Creepy unfolds slowly and deliberately, the gradual reveal of the detective’s own neuroses growing and developing alog with the price he pays for following the case to its grim conclusion. The perfect psychopath that Takakura wants to find and study represents a monstrous other, an undifferentiated, generalised evil. Seeing killers this way is Takakura’s mistake. He should be looking at the peculiarities of each case, he should be learning from the individuality of the situation his wife is finding herself in. The contrast between the Takakuras’ experiences and the consequent dissolution of their security and peace of mind is at the centre of the film, as it should be.

It’s befitting, of course, that Creepy tries to be as unsettling as possible. Ordinary things are presented with a cast of otherness, like the wind disturbing the Nishino’s garden. The slightly odd, elevated camera angles help with the sense of disturbance, too, as do the lighting choices – there’s a great interrogation scene that starts out in natural daylight, and as the story being told gets more disturbing, so the lighting gets sicklier, as if a storm was coming on, and the room gets darker and darker, little by little, until you’re struggling to see what’s happening. It’s a good-looking, understated film.

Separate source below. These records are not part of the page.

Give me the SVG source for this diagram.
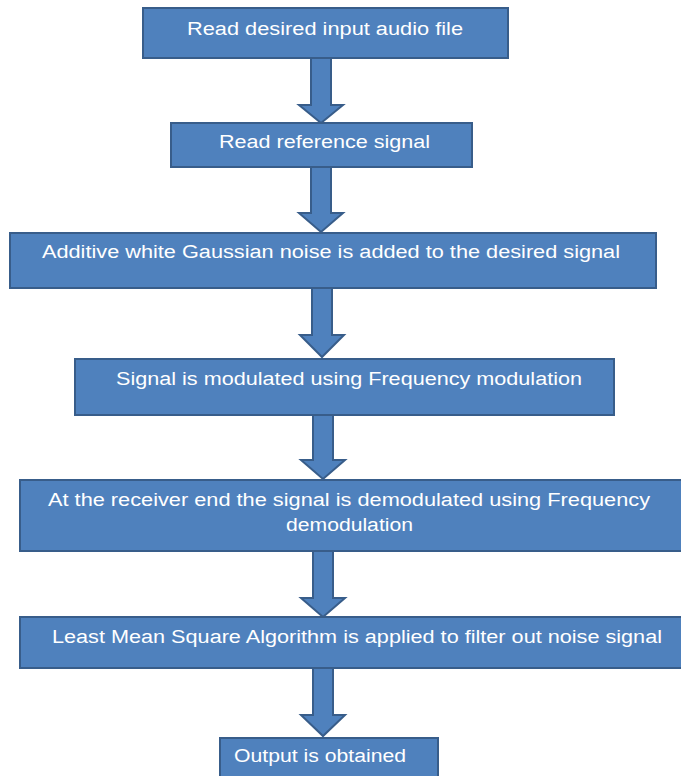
<svg xmlns="http://www.w3.org/2000/svg" width="681" height="776" viewBox="0 0 681 776">
<style>
.box{fill:#4F81BD;stroke:#385D8A;stroke-width:2}
.t{fill:#FFFFFF;font-family:"Liberation Sans",Arial,sans-serif;font-size:18px}
.arr{fill:#4F81BD;stroke:#385D8A;stroke-width:2;stroke-linejoin:miter}
</style>
<rect width="681" height="776" fill="#FFFFFF"/>
<g id="connectors">
<path class="arr" d="M311,58 L331,58 L331,105 L343,105 L321,123 L299,105 L311,105 Z"/>
<path class="arr" d="M311,167 L331,167 L331,213 L343,213 L321,232 L299,213 L311,213 Z"/>
<path class="arr" d="M312,288 L332,288 L332,335 L344,335 L322,357 L300,335 L312,335 Z"/>
<path class="arr" d="M313,415 L333,415 L333,460 L345,460 L323,479 L301,460 L313,460 Z"/>
<path class="arr" d="M313,551 L333,551 L333,598 L345,598 L323,617 L301,598 L313,598 Z"/>
<path class="arr" d="M313,668 L333,668 L333,715 L345,715 L323,736 L301,715 L313,715 Z"/>
</g>
<g id="n1"><rect class="box" x="143" y="8" width="365" height="50"/><text class="t" x="187" y="35" textLength="276" lengthAdjust="spacingAndGlyphs">Read desired input audio file</text></g>
<g id="n2"><rect class="box" x="171" y="123" width="301" height="44"/><text class="t" x="219" y="148" textLength="211" lengthAdjust="spacingAndGlyphs">Read reference signal</text></g>
<g id="n3"><rect class="box" x="10" y="233" width="646" height="55"/><text class="t" x="42" y="258" textLength="578" lengthAdjust="spacingAndGlyphs">Additive white Gaussian noise is added to the desired signal</text></g>
<g id="n4"><rect class="box" x="75" y="359" width="539" height="56"/><text class="t" x="116" y="385" textLength="466" lengthAdjust="spacingAndGlyphs">Signal is modulated using Frequency modulation</text></g>
<g id="n5"><rect class="box" x="20" y="480" width="662" height="71"/><text class="t" x="48" y="506" textLength="602" lengthAdjust="spacingAndGlyphs">At the receiver end the signal is demodulated using Frequency</text><text class="t" x="286" y="531" textLength="127" lengthAdjust="spacingAndGlyphs">demodulation</text></g>
<g id="n6"><rect class="box" x="20" y="617" width="662" height="51"/><text class="t" x="52" y="643" textLength="610" lengthAdjust="spacingAndGlyphs">Least Mean Square Algorithm is applied to filter out noise signal</text></g>
<g id="n7"><rect class="box" x="220" y="738" width="218" height="40"/><text class="t" x="234" y="762" textLength="172" lengthAdjust="spacingAndGlyphs">Output is obtained</text></g>
</svg>
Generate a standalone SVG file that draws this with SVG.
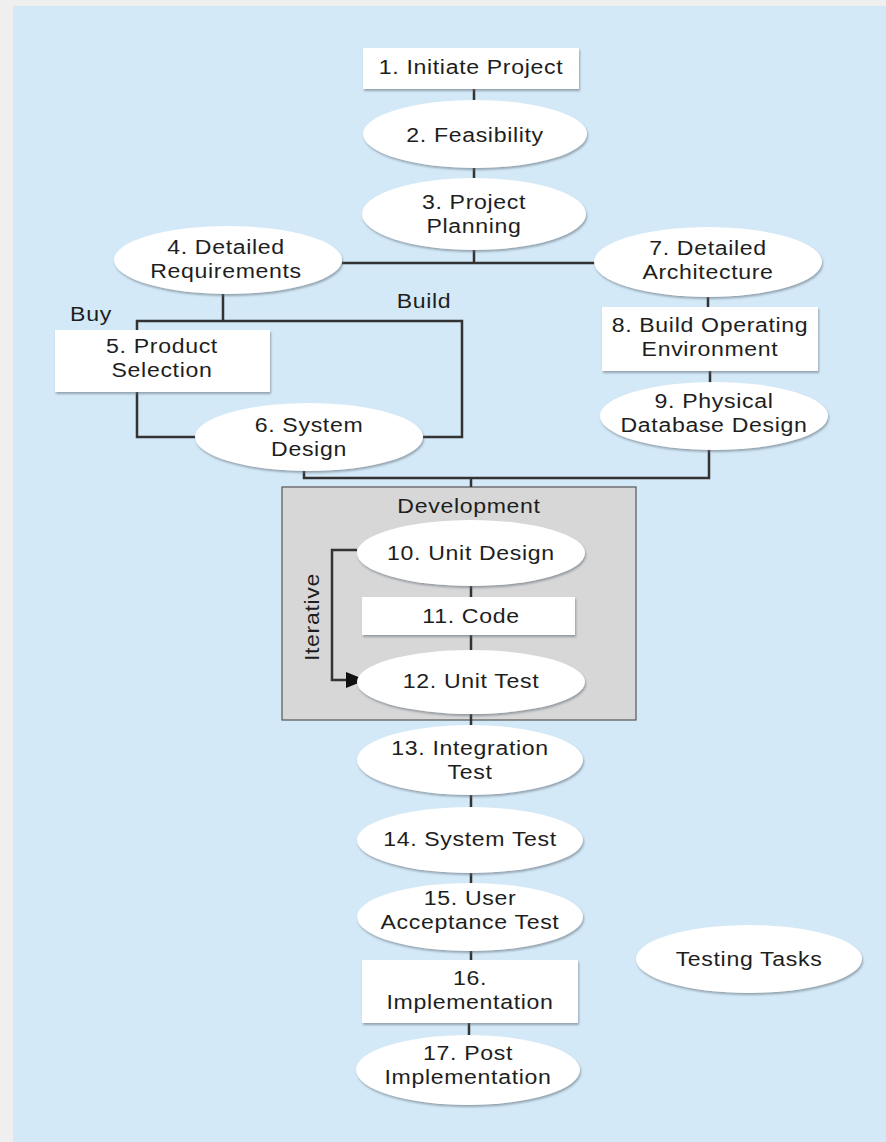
<svg xmlns="http://www.w3.org/2000/svg" width="886" height="1142" viewBox="0 0 886 1142">
  <defs>
    <filter id="sh" x="-10%" y="-10%" width="125%" height="130%">
      <feDropShadow dx="1" dy="2" stdDeviation="1" flood-color="#5f6b75" flood-opacity="0.55"/>
    </filter>
    <style>
      .nd { fill: #ffffff; filter: url(#sh); }
      .t { font-family: "Liberation Sans", Arial, sans-serif; font-size: 21px; fill: #1e1e1e; text-anchor: middle; letter-spacing: 0.6px; }
      .cn { stroke: #333; stroke-width: 2.5; fill: none; }
    </style>
  </defs>
  <rect x="0" y="0" width="886" height="1142" fill="#efefef"/>
  <rect x="13" y="6" width="873" height="1136" fill="#d3e9f7"/>

  <g id="dev-box">
    <rect x="282" y="487" width="354" height="233" fill="#d7d7d7" stroke="#555" stroke-width="1.2"/>
    <text class="t" transform="translate(469 0) scale(1.1 1)" x="0" y="513">Development</text>
  </g>

  <g id="connectors">
    <path class="cn" d="M474,89 V100 M474,168 V178 M474,250 V263 M342,263 H595"/>
    <path class="cn" d="M223,294 V321 M137,330 V321 H462 V437 H423 M137,392 V437 H196"/>
    <path class="cn" d="M708,297 V307 M710,371 V383 M709,450 V478 H304 V471 M471,478 V487"/>
    <path class="cn" d="M471,586 V597 M471,635 V650 M471,714 V725 M471,795 V807 M471,873 V883 M471,951 V960 M469,1023 V1035"/>
    <path class="cn" d="M357,550 H332 V680 H347"/>
    <polygon points="346,672 366,680 346,688" fill="#111"/>
  </g>

  <g id="labels">
    <text class="t" transform="translate(91 0) scale(1.1 1)" x="0" y="321">Buy</text>
    <text class="t" transform="translate(424 0) scale(1.1 1)" x="0" y="308">Build</text>
    <text class="t" transform="translate(319,617) rotate(-90) scale(1.1 1)" x="0" y="0">Iterative</text>
  </g>

  <g id="n1"><rect class="nd" x="363" y="48" width="216" height="41"/><text class="t" transform="translate(471 0) scale(1.1 1)" x="0" y="74">1. Initiate Project</text></g>
  <g id="n2"><ellipse class="nd" cx="475" cy="134" rx="112" ry="34"/><text class="t" transform="translate(475 0) scale(1.1 1)" x="0" y="142">2. Feasibility</text></g>
  <g id="n3"><ellipse class="nd" cx="474" cy="214" rx="112" ry="36"/><text class="t" transform="translate(474 0) scale(1.1 1)" x="0" y="209">3. Project<tspan x="0" dy="24">Planning</tspan></text></g>
  <g id="n4"><ellipse class="nd" cx="228" cy="260" rx="114" ry="34"/><text class="t" transform="translate(226 0) scale(1.1 1)" x="0" y="254">4. Detailed<tspan x="0" dy="24">Requirements</tspan></text></g>
  <g id="n5"><rect class="nd" x="55" y="330" width="215" height="62"/><text class="t" transform="translate(162 0) scale(1.1 1)" x="0" y="353">5. Product<tspan x="0" dy="24">Selection</tspan></text></g>
  <g id="n6"><ellipse class="nd" cx="309" cy="437" rx="114" ry="34"/><text class="t" transform="translate(309 0) scale(1.1 1)" x="0" y="432">6. System<tspan x="0" dy="24">Design</tspan></text></g>
  <g id="n7"><ellipse class="nd" cx="708" cy="262" rx="114" ry="35"/><text class="t" transform="translate(708 0) scale(1.1 1)" x="0" y="255">7. Detailed<tspan x="0" dy="24">Architecture</tspan></text></g>
  <g id="n8"><rect class="nd" x="602" y="307" width="216" height="64"/><text class="t" transform="translate(710 0) scale(1.1 1)" x="0" y="332">8. Build Operating<tspan x="0" dy="24">Environment</tspan></text></g>
  <g id="n9"><ellipse class="nd" cx="714" cy="416" rx="114" ry="34"/><text class="t" transform="translate(714 0) scale(1.1 1)" x="0" y="408">9. Physical<tspan x="0" dy="24">Database Design</tspan></text></g>
  <g id="n10"><ellipse class="nd" cx="471" cy="553" rx="114" ry="33"/><text class="t" transform="translate(471 0) scale(1.1 1)" x="0" y="560">10. Unit Design</text></g>
  <g id="n11"><rect class="nd" x="362" y="597" width="213" height="38"/><text class="t" transform="translate(471 0) scale(1.1 1)" x="0" y="623">11. Code</text></g>
  <g id="n12"><ellipse class="nd" cx="471" cy="682" rx="114" ry="32"/><text class="t" transform="translate(471 0) scale(1.1 1)" x="0" y="688">12. Unit Test</text></g>
  <g id="n13"><ellipse class="nd" cx="470" cy="760" rx="113" ry="35"/><text class="t" transform="translate(470 0) scale(1.1 1)" x="0" y="755">13. Integration<tspan x="0" dy="24">Test</tspan></text></g>
  <g id="n14"><ellipse class="nd" cx="470" cy="840" rx="113" ry="33"/><text class="t" transform="translate(470 0) scale(1.1 1)" x="0" y="846">14. System Test</text></g>
  <g id="n15"><ellipse class="nd" cx="470" cy="917" rx="113" ry="34"/><text class="t" transform="translate(470 0) scale(1.1 1)" x="0" y="905">15. User<tspan x="0" dy="24">Acceptance Test</tspan></text></g>
  <g id="n16"><rect class="nd" x="362" y="960" width="216" height="63"/><text class="t" transform="translate(470 0) scale(1.1 1)" x="0" y="985">16.<tspan x="0" dy="24">Implementation</tspan></text></g>
  <g id="n17"><ellipse class="nd" cx="468" cy="1070" rx="112" ry="35"/><text class="t" transform="translate(468 0) scale(1.1 1)" x="0" y="1060">17. Post<tspan x="0" dy="24">Implementation</tspan></text></g>
  <g id="testing"><ellipse class="nd" cx="749" cy="959" rx="113" ry="34"/><text class="t" transform="translate(749 0) scale(1.1 1)" x="0" y="966">Testing Tasks</text></g>
</svg>
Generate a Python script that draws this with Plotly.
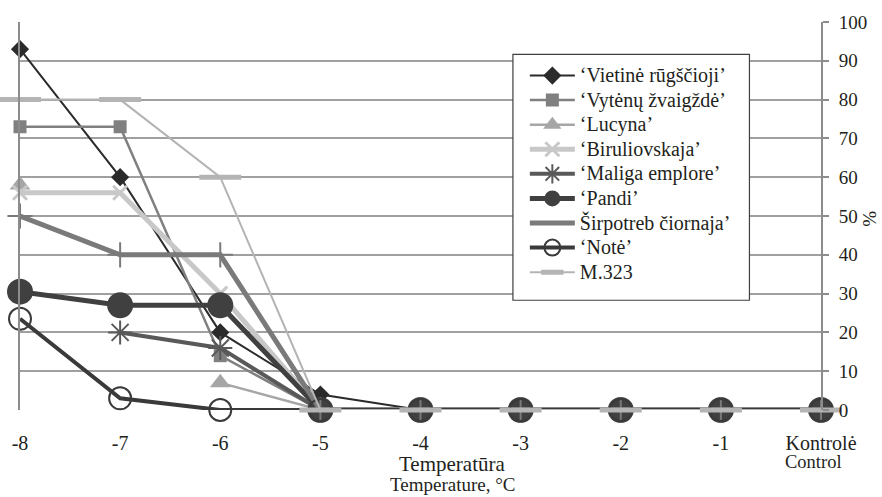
import plotly.graph_objects as go

categories = ["-8", "-7", "-6", "-5", "-4", "-3", "-2", "-1", "Kontrolė"]
names = ["‘Vietinė rūgščioji’", "‘Vytėnų žvaigždė’", "‘Lucyna’", "‘Biruliovskaja’",
         "‘Maliga emplore’", "‘Pandi’", "Širpotreb čiornaja’", "‘Notė’", "M.323"]

vietine = [93, 60, 20, 4, 0, 0, 0, 0, 0]
vytenu = [73, 73, 14, 0, 0, 0, 0, 0, 0]
lucyna = [58, None, 7, 0, 0, 0, 0, 0, 0]
biruliovskaja = [56, 56, 30, 0, 0, 0, 0, 0, 0]
maliga = [None, 20, 16, 0, 0, 0, 0, 0, 0]
pandi = [30.5, 27, 27, 0, 0, 0, 0, 0, 0]
sirpotreb = [50, 40, 40, 0, 0, 0, 0, 0, 0]
note = [23.5, 3, 0, 0, 0, 0, 0, 0, 0]
m323 = [80, 80, 60, 0, 0, 0, 0, 0, 0]

series = [vietine, vytenu, lucyna, biruliovskaja, maliga, pandi, sirpotreb, note, m323]

styles = [
    dict(color="#2b2b2b", width=2, symbol="diamond", size=14, mcolor="#2b2b2b", mline=0, legmarker=True),
    dict(color="#808080", width=2.5, symbol="square", size=13, mcolor="#808080", mline=0, legmarker=True),
    dict(color="#a6a6a6", width=2.5, symbol="triangle-up", size=18, mcolor="#a6a6a6", mline=0, legmarker=True),
    dict(color="#c8c8c8", width=5, symbol="x-thin", size=14, mcolor="#c8c8c8", mline=3, legmarker=True),
    dict(color="#595959", width=4, symbol="asterisk", size=20, mcolor="#595959", mline=2, legmarker=True),
    dict(color="#404040", width=5, symbol="circle", size=26, mcolor="#404040", mline=0, legmarker=True),
    dict(color="#7a7a7a", width=5, symbol="cross-thin", size=18, mcolor="#7a7a7a", mline=2, legmarker=False),
    dict(color="#3a3a3a", width=4, symbol="circle-open", size=22, mcolor="#3a3a3a", mline=2, legmarker=True),
    dict(color="#b4b4b4", width=2, symbol="line-ew", size=30, mcolor="#b4b4b4", mline=5, legmarker=True),
]

xpos = list(range(len(categories)))
fig = go.Figure()
for name, vals, st in zip(names, series, styles):
    label = "<span style='font-size:20px'>" + name + "</span>"
    marker = dict(symbol=st["symbol"], size=st["size"], color=st["mcolor"],
                  line=dict(color=st["mcolor"], width=st["mline"]))
    if st["legmarker"]:
        fig.add_trace(go.Scatter(
            x=xpos, y=vals, name=label, mode="lines+markers", cliponaxis=False,
            connectgaps=False, line=dict(color=st["color"], width=st["width"]),
            marker=marker))
    else:
        fig.add_trace(go.Scatter(
            x=xpos, y=vals, name=label, mode="lines", cliponaxis=False,
            connectgaps=False, line=dict(color=st["color"], width=st["width"]),
            legendgroup=name))
        fig.add_trace(go.Scatter(
            x=xpos, y=vals, name=label, mode="markers", cliponaxis=False,
            showlegend=False, legendgroup=name, marker=marker))

font_family = "Liberation Serif"

L, R, T, B = 15, 821, 14, 410
W, H = R - L, B - T


def px(x):
    return (x - L) / W


def py(y):
    return (B - y) / H


fig.update_layout(
    width=882, height=497,
    margin=dict(l=L, r=882 - R, t=T, b=497 - B),
    paper_bgcolor="white", plot_bgcolor="white",
    font=dict(family=font_family, size=20, color="#231f20"),
    showlegend=True,
    legend=dict(x=px(523), y=py(51), xanchor="left", yanchor="top",
                borderwidth=0, bgcolor="rgba(0,0,0,0)",
                font=dict(size=16.6, family=font_family), itemwidth=45,
                tracegroupgap=0),
    xaxis=dict(range=[0, 8], tickvals=xpos, ticktext=categories, showgrid=False,
               zeroline=False, showline=False, ticks="", ticklabelstandoff=19,
               tickfont=dict(size=20)),
    yaxis=dict(range=[0, 100], side="right", tickvals=list(range(0, 101, 10)),
               showgrid=True, gridcolor="#a0a0a0", gridwidth=1.5, zeroline=False,
               showline=True, linecolor="#8c8c8c", linewidth=2, mirror=True,
               ticks="outside", ticklen=6, tickcolor="#8c8c8c", tickwidth=1.5,
               tickfont=dict(size=19), ticklabelstandoff=6),
    shapes=[dict(type="rect", xref="paper", yref="paper",
                 x0=px(511), x1=px(749), y0=py(298), y1=py(47),
                 line=dict(color="#404040", width=1.2), fillcolor="white",
                 layer="above")],
    annotations=[
        dict(text="Control", x=px(813), y=py(463), xref="paper", yref="paper",
             showarrow=False, font=dict(size=18.5), xanchor="center", yanchor="middle"),
        dict(text="Temperatūra", x=px(450), y=py(465), xref="paper", yref="paper",
             showarrow=False, font=dict(size=21), xanchor="center", yanchor="middle"),
        dict(text="Temperature, °C", x=px(451), y=py(486), xref="paper", yref="paper",
             showarrow=False, font=dict(size=19), xanchor="center", yanchor="middle"),
        dict(text="%", x=px(870), y=py(215), xref="paper", yref="paper", textangle=-90,
             showarrow=False, font=dict(size=19), xanchor="center", yanchor="middle"),
    ],
)

fig.write_html("out.html")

Creepy is being positioned as the latest entry in the Japanese horror genre, and audiences will recognise the aesthetic of restrained domestic terror that it shares with, for example, the films of Hideo Nakata, including Ringu (1998) and Dark Water (2002) and Takashi Shimizu, for instance Ju-On: The Grudge (2002) and Marebito (2004). The aesthetic is one of contrast, building a film like a house with a pleasant exterior concealing strange, hidden spaces. The streets of suburban Tokyo are familiar to us from these kinds of films, and they have a very particular air of normality. These sunlit exterior worlds are calm and leafy, if dreary. Homes present their public spaces – their living rooms, their gardens – in neat, ordered beiges and browns. There are hints that something is wrong – the very first hint of creepiness in Creepy is the odd wind that always stirs the garden of the Nishino home, a quirk of the street layout that suggests a disturbance in the natural order. But overall, these exterior spaces are minimalist but comfortable, Ceremony and attention to detail colour even the most ordinary of days.

However, behind the exteriors, inside the suburban houses, lie the private interior spaces, and these are where horror lurks. The television screens of Ringu or the computer monitors of Kurosawa’s own Pulse (2001), the basement rooms hidden behind secret doors. Horror is not confined to these spaces, it extends its influence beyond their confines and infects the exteriors too. Nishino can leave his house and interact with the outside world, and can present a seemingly normal face to it, at least most of the time. It’s only when the curious detective ventures too far into the dark interior of the spaces the film constructs that the monsters show their true selves.

One of the most obvious J-horror comparisons to make with Creepy is with Takashi Miike’s classic 1999 chiller, Audition. Audition starts out like a romantic drama, with slightly weird undertones, and only gradually shades into real horror; Creepy shares the same gradual descent into the terrifying basement of the house it builds. The comparison is invited: visuals of young women holding up large syringes bring the famous poster for Audition straight to mind.

Creepiness a matter of instinct, and instinct is not a straightforward thing. Takakura’s detective’s instincts tell him how to catch a killer, but not what to do when the killer exerts an unnatural influence over the instincts of his victims. The tension at the heart of Creepy asks us to consider not only whether we should act on our instincts, but whether we should trust them in the first place.